January 4, 2012 | 10:19 am

The Massachusetts Pension Reserves Investment Management board announced that it divested all holdings in companies tied to Iran’s energy industry.

The divestment, announced Tuesday in a news release, fulfilled a state law encouraging PRIM to pressure Iran to cease its nuclear weapons program in the Persian Gulf.

“I’m pleased to report that the Iran divestiture was completed on time and in compliance with the law,” said PRIM Executive Director Michael Trotsky.

“Our prompt response to the call to divest sends a clear signal that the actions of Iran will not be tolerated on the international stage or in the boardroom,” said Steven Grossman, Massachusetts state treasurer, and chair of the PRIM board. “Targeted sanctions on Iran offer the best prospect for deterring the Iranian aggression that threatens the security of the United States and its allies, including Israel.”

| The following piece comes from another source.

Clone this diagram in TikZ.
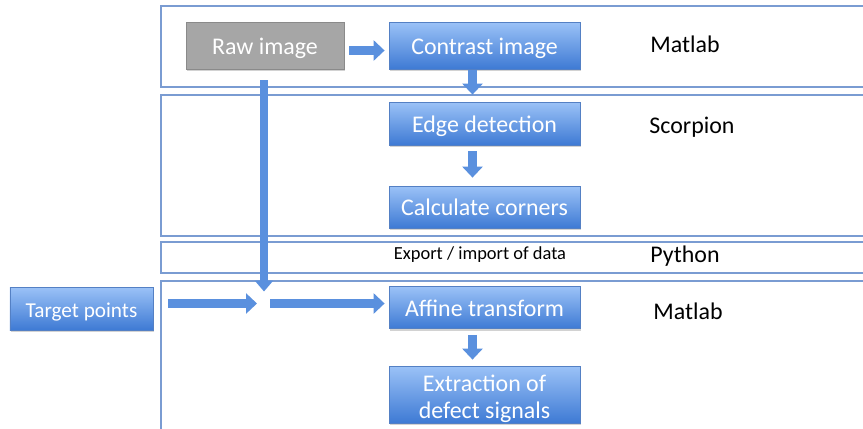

The divestment became official on Dec. 30, 2011. In the aftermath of the divestment, some companies severed their own ties with Iran and were subsequently dropped from PRIM’s restricted list.

“This is proof positive that sanctions work,” said Grossman. “Major corporations changed their behavior in response to the prohibitions, resulting in increased economic pressure on Iran.”

A number of other pension funds are reportedly severing ties with Iran, but Massachusetts was the first state to fully divest.